- Born: Cranbrook, British Columbia, Canada
- Education: Simon Fraser University (BSc) Carnegie Mellon University (MS, PhD)
- Known for: Triangle mesh-generation software Robust geometric predicates An Introduction to the Conjugate Gradient Method Without the Agonizing Pain
- Awards: J. H. Wilkinson Prize for Numerical Software (2003) Sloan Research Fellowship (2004) Computational Geometry Test-of-Time Award (2012)
- Scientific career
- Fields: Computer science, computational geometry, scientific computing
- Workplaces: University of California, Berkeley
- Thesis: Delaunay Refinement Mesh Generation (1997)
- Doctoral advisor: Gary Miller and David O'Hallaron
- Website: people.eecs.berkeley.edu/~jrs/

= Jonathan Shewchuk =

Canadian computer scientist

Jonathan Richard Shewchuk is a Canadian computer scientist and professor in the Department of Electrical Engineering and Computer Sciences at the University of California, Berkeley. His research includes scientific computing, computational geometry, mesh generation, numerical robustness, surface reconstruction, numerical methods, machine learning theory, and physically based animation.

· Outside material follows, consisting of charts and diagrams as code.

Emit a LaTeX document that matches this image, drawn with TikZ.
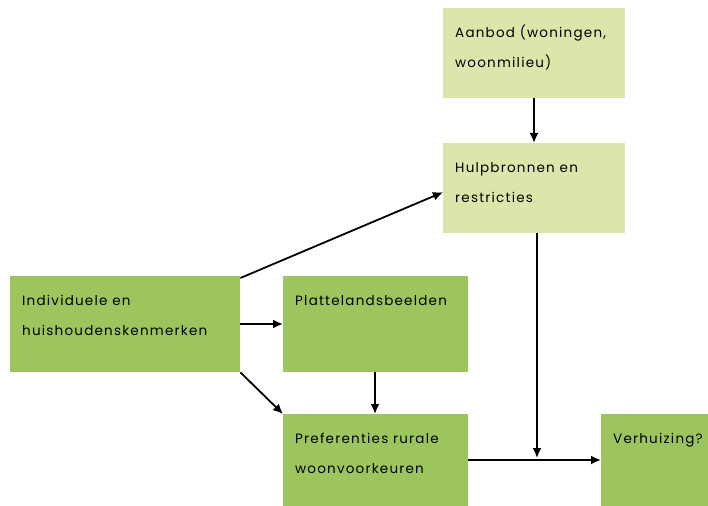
\documentclass[tikz,border=0pt]{standalone}
\usepackage{fontspec}
\setmainfont{Poppins}[LetterSpace=9]
\usetikzlibrary{arrows.meta,calc}
\definecolor{lightg}{HTML}{DCE6AA}
\definecolor{darkg}{HTML}{9DC55E}
\tikzset{
  box/.style={rectangle, inner ysep=0pt, inner xsep=12pt, anchor=north west, font=\fontsize{13.5}{30}\selectfont},
  lbox/.style={box, fill=lightg},
  dbox/.style={box, fill=darkg},
  conn/.style={line width=1.8pt, -{Latex[length=10pt,width=9pt]}},
}
\newcommand{\boxtext}[3]{\parbox[t][#2pt][t]{#1pt}{\rule{0pt}{29pt}#3}}
\begin{document}
\begin{tikzpicture}[x=1pt,y=-1pt]
\useasboundingbox (0,0) rectangle (708,505);
\node[lbox] (aan) at (443,8) {\boxtext{158}{90}{Aanbod (woningen,\\woonmilieu)}};
\node[lbox] (hulp) at (443,143) {\boxtext{158}{90}{Hulpbronnen en\\restricties}};
\node[dbox] (ind) at (10,276) {\boxtext{206}{96}{Individuele en\\huishoudenskenmerken}};
\node[dbox] (plat) at (283,276) {\boxtext{161}{96}{Plattelandsbeelden}};
\node[dbox] (pref) at (283,414) {\boxtext{161}{96}{Preferenties rurale\\woonvoorkeuren}};
\node[dbox] (verh) at (601,414) {\boxtext{95}{96}{Verhuizing?}};
\coordinate (j) at (537,460);
\draw[conn] (aan.south -| 534,0) -- (hulp.north -| 534,0);
\draw[conn] ($(ind.north east)+(0,2)$) -- ($(hulp.west)+(0,4)$);
\draw[conn] (ind.east |- 0,324) -- (plat.west |- 0,324);
\draw[conn] ($(ind.south east)$) -- ($(pref.north west)$);
\draw[conn] (plat.south -| 375,0) -- (pref.north -| 375,0);
\draw[conn] (pref.east |- j) -- (verh.west |- j);
\draw[conn] (hulp.south -| j) -- ($(j)+(0,-2)$);
\end{tikzpicture}
\end{document}
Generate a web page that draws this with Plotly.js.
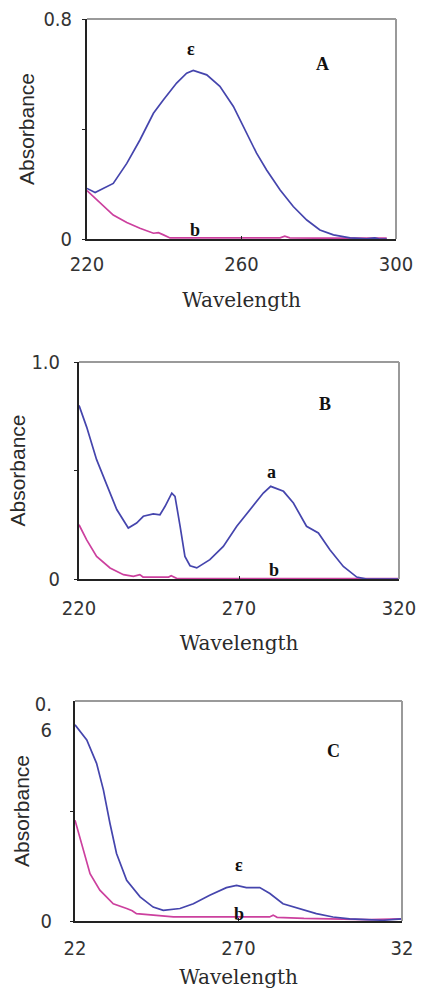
<!DOCTYPE html>
<html>
<head>
<meta charset="utf-8">
<script src="https://cdn.plot.ly/plotly-3.0.1.min.js"></script>
<style>html,body{margin:0;padding:0;background:#fff;}#chart{width:422px;height:989px;}</style>
</head>
<body>
<div id="chart"></div>
<script>
// ---- Data ----
const panelLabels = ["A", "B", "C"];
const curveLabels = ["ε", "a", "ε"];
const baseLabel = "b";
const xTitle = "Wavelength";
const yTitle = "Absorbance";

const xTickValsA = [220, 260, 300];
const xTickTextA = ["220", "260", "300"];
const yTickValsA = [0, 0.4, 0.8];
const yTickTextA = ["0", "", "0.8"];

const xTickValsB = [220, 270, 320];
const xTickTextB = ["220", "270", "320"];
const yTickValsB = [0, 0.5, 1.0];
const yTickTextB = ["0", "", "1.0"];

const xTickValsC = [220, 270, 320];
const xTickTextC = ["22", "270", "32"];
const yTickValsC = [0, 0.3];
const yTickTextC = ["0", ""];
const yTopValC = [0.6];
const yTopTextC = ["0.<br>6"];

// Panel A
const wlA_a = [220,222.1,226.8,230.3,233.7,237.2,239.8,243.2,245.8,247.5,251,254.4,257.9,261.3,263.9,266.5,270,273.4,276.9,280.3,283.8,288.1,292.4,294.5,295.5,297.6];
const absA_a = [0.184,0.169,0.202,0.275,0.36,0.457,0.506,0.567,0.603,0.613,0.597,0.555,0.482,0.385,0.312,0.251,0.178,0.118,0.069,0.033,0.015,0.004,0.001,0.004,0.001,0];
const wlA_b = [220,223.4,226.8,230.3,233.7,237.2,238.5,239.8,241.5,250,260,270,271.2,272.5,280,290,295.5,297.6];
const absA_b = [0.176,0.13,0.087,0.06,0.039,0.021,0.023,0.015,0.004,0.004,0.004,0.004,0.01,0.004,0.003,0.003,0.004,0.003];

// Panel B
const wlB_a = [220,222.4,225.5,228.6,231.8,235.4,238,240.1,243.2,245.3,246.9,249,250,251.6,253.1,254.7,256.8,260.9,265.1,269.3,273.4,277.6,279.9,283.9,287,291.1,294.8,298.4,302.6,306.8,309.9,314,320];
const absB_a = [0.80,0.70,0.55,0.44,0.32,0.235,0.258,0.289,0.30,0.296,0.335,0.396,0.381,0.243,0.104,0.061,0.051,0.089,0.15,0.243,0.32,0.396,0.427,0.404,0.35,0.243,0.212,0.135,0.058,0.009,0,0,0];
const wlB_b = [220,222.4,225.5,229.7,233.9,237,239,240,248,248.8,250.5,260,280,300,313,320];
const absB_b = [0.25,0.18,0.104,0.051,0.02,0.012,0.02,0.009,0.009,0.015,0.003,0.002,0.002,0.002,0.004,0.002];

// Panel C
const wlC_a = [220,223.6,226.6,228.7,230.7,232.7,235.8,239.9,243.9,247,252.1,256.2,261.2,266.3,269.4,272.4,276.5,279.6,283.6,288.7,293.8,298.9,304,309.1,314.2,320];
const absC_a = [0.535,0.494,0.43,0.357,0.266,0.184,0.111,0.066,0.038,0.029,0.034,0.047,0.07,0.091,0.097,0.091,0.091,0.075,0.047,0.034,0.02,0.011,0.006,0.004,0.002,0.006];
const wlC_b = [220,222.5,224.6,227.6,231.7,235.8,237.5,238.8,241.9,247,250.1,260,270,279.5,280.6,281.8,290,300,310,320];
const absC_b = [0.275,0.193,0.129,0.084,0.047,0.034,0.028,0.02,0.018,0.013,0.011,0.011,0.011,0.011,0.016,0.01,0.007,0.005,0.004,0.006];

// ---- Styling ----
const blue = "#4545ad";
const pink = "#cc409e";
const tickFont = {family: "DejaVu Sans Condensed, DejaVu Sans, sans-serif", size: 20, color: "#333"};
const xTitleFont = {family: "DejaVu Serif, serif", size: 20, color: "#2a2a2a"};
const yTitleFont = {family: "Liberation Sans, Arial, sans-serif", size: 21, color: "#2a2a2a"};
const labFont = {family: "Liberation Serif, Times New Roman, serif", size: 18, color: "#111", weight: "bold"};

function line(x, y, color, xa, ya) {
  return {x: x, y: y, xaxis: xa, yaxis: ya, type: "scatter", mode: "lines",
          line: {color: color, width: 1.7}, hoverinfo: "skip", showlegend: false};
}

const data = [
  line(wlA_b, absA_b, pink, "x", "y"),
  line(wlA_a, absA_a, blue, "x", "y"),
  line(wlB_b, absB_b, pink, "x2", "y2"),
  line(wlB_a, absB_a, blue, "x2", "y2"),
  line(wlC_b, absC_b, pink, "x3", "y3"),
  line(wlC_a, absC_a, blue, "x3", "y3"),
  {x: [null], y: [null], xaxis: "x3", yaxis: "y4", type: "scatter", mode: "lines", hoverinfo: "skip", showlegend: false}
];

function xax(dom, anchor, vals, text, tstand, standoff) {
  return {domain: dom, anchor: anchor, range: [vals[0], vals[2]], tickmode: "array",
          tickvals: vals, ticktext: text, tickfont: tickFont, showgrid: false, zeroline: false,
          showline: true, linecolor: "#222", linewidth: 2, ticks: "inside", ticklen: 3, tickcolor: "#222",
          ticklabelstandoff: tstand,
          title: {text: xTitle, font: xTitleFont, standoff: standoff}};
}
function yax(dom, anchor, range, vals, text, tstand, standoff) {
  return {domain: dom, anchor: anchor, range: range, tickmode: "array",
          tickvals: vals, ticktext: text, tickfont: tickFont, showgrid: false, zeroline: false,
          showline: true, linecolor: "#222", linewidth: 2, ticks: "outside", ticklen: 3, tickcolor: "#222",
          ticklabelstandoff: tstand,
          title: {text: yTitle, font: yTitleFont, standoff: standoff}};
}

const domA = {x: [87/422, 396/422], y: [1-239/989, 1-19/989]};
const domB = {x: [79/422, 399/422], y: [1-579/989, 1-362/989]};
const domC = {x: [75/422, 402/422], y: [1-921/989, 1-701/989]};

function border(xa, ya) {
  return [
    {type: "line", xref: xa + " domain", yref: ya + " domain", x0: 0, x1: 1, y0: 1, y1: 1, line: {color: "#9a9a9a", width: 2}},
    {type: "line", xref: xa + " domain", yref: ya + " domain", x0: 1, x1: 1, y0: 0, y1: 1, line: {color: "#9a9a9a", width: 2}}
  ];
}

function ann(text, x, y, xa, ya, font) {
  return {text: text, x: x, y: y, xref: xa, yref: ya, showarrow: false, font: font};
}

const layout = {
  width: 422, height: 989,
  margin: {l: 0, r: 0, t: 0, b: 0},
  paper_bgcolor: "#fff", plot_bgcolor: "#fff",
  showlegend: false,
  xaxis: xax(domA.x, "y", xTickValsA, xTickTextA, 6, 18),
  yaxis: yax(domA.y, "x", [0, 0.8], yTickValsA, yTickTextA, 6, 3),
  xaxis2: xax(domB.x, "y2", xTickValsB, xTickTextB, 10, 17),
  yaxis2: yax(domB.y, "x2", [0, 1.0], yTickValsB, yTickTextB, 10, 0),
  xaxis3: xax(domC.x, "y3", xTickValsC, xTickTextC, 8, 15),
  yaxis3: yax(domC.y, "x3", [0, 0.6], yTickValsC, yTickTextC, 14, 5),
  yaxis4: {domain: domC.y, anchor: "x3", overlaying: "y3", side: "left", range: [0, 0.6],
           tickmode: "array", tickvals: yTopValC, ticktext: yTopTextC, tickfont: tickFont,
           showgrid: false, zeroline: false, showline: false, ticks: "", ticklabelshift: 16,
           ticklabelstandoff: 22},
  shapes: [].concat(border("x", "y"), border("x2", "y2"), border("x3", "y3")),
  annotations: [
    ann(panelLabels[0], 281, 0.635, "x", "y", labFont),
    ann(panelLabels[1], 297, 0.805, "x2", "y2", labFont),
    ann(panelLabels[2], 299, 0.465, "x3", "y3", labFont),
    ann(curveLabels[0], 247, 0.69, "x", "y", labFont),
    ann(baseLabel, 248, 0.032, "x", "y", labFont),
    ann(curveLabels[1], 280, 0.495, "x2", "y2", labFont),
    ann(baseLabel, 281, 0.04, "x2", "y2", labFont),
    ann(curveLabels[2], 270, 0.152, "x3", "y3", labFont),
    ann(baseLabel, 270, 0.02, "x3", "y3", labFont)
  ]
};

Plotly.newPlot("chart", data, layout, {staticPlot: true, displayModeBar: false});
</script>
</body>
</html>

Shewchuk widely known for creating Triangle, a widely used two-dimensional mesh-generation program that received the 2003 J. H. Wilkinson Prize for Numerical Software. He is also the author of the widely-read 1994 tutorial An Introduction to the Conjugate Gradient Method Without the Agonizing Pain, an intuitive exposition of the conjugate gradient method; the ACM Digital Library listed more than 3,600 citations to it in September 2026.

==Early life and education==
Shewchuk, born in Cranbrook, British Columbia, earned a Bachelor of Science in physics and computing science from Simon Fraser University in 1990. He subsequently earned an MS and a PhD in computer science from Carnegie Mellon University, completing his doctorate in 1997 under the supervision of Gary Miller and David O'Hallaron.

His dissertation, Delaunay Refinement Mesh Generation, was done at Carnegie Mellon School of Computer Science where it won the Doctoral Dissertation Award for the best thesis of 1997. During his graduate work, he participated in Carnegie Mellon's Quake Project, a multidisciplinary effort to develop large-scale finite-element earthquake simulations. The project received the Allen Newell Award for Research Excellence in 1998.

Shewchuk joined the Berkeley faculty in 1998.

He appears in online course videos of CS 61B: Data Structures class in University of California, Berkeley.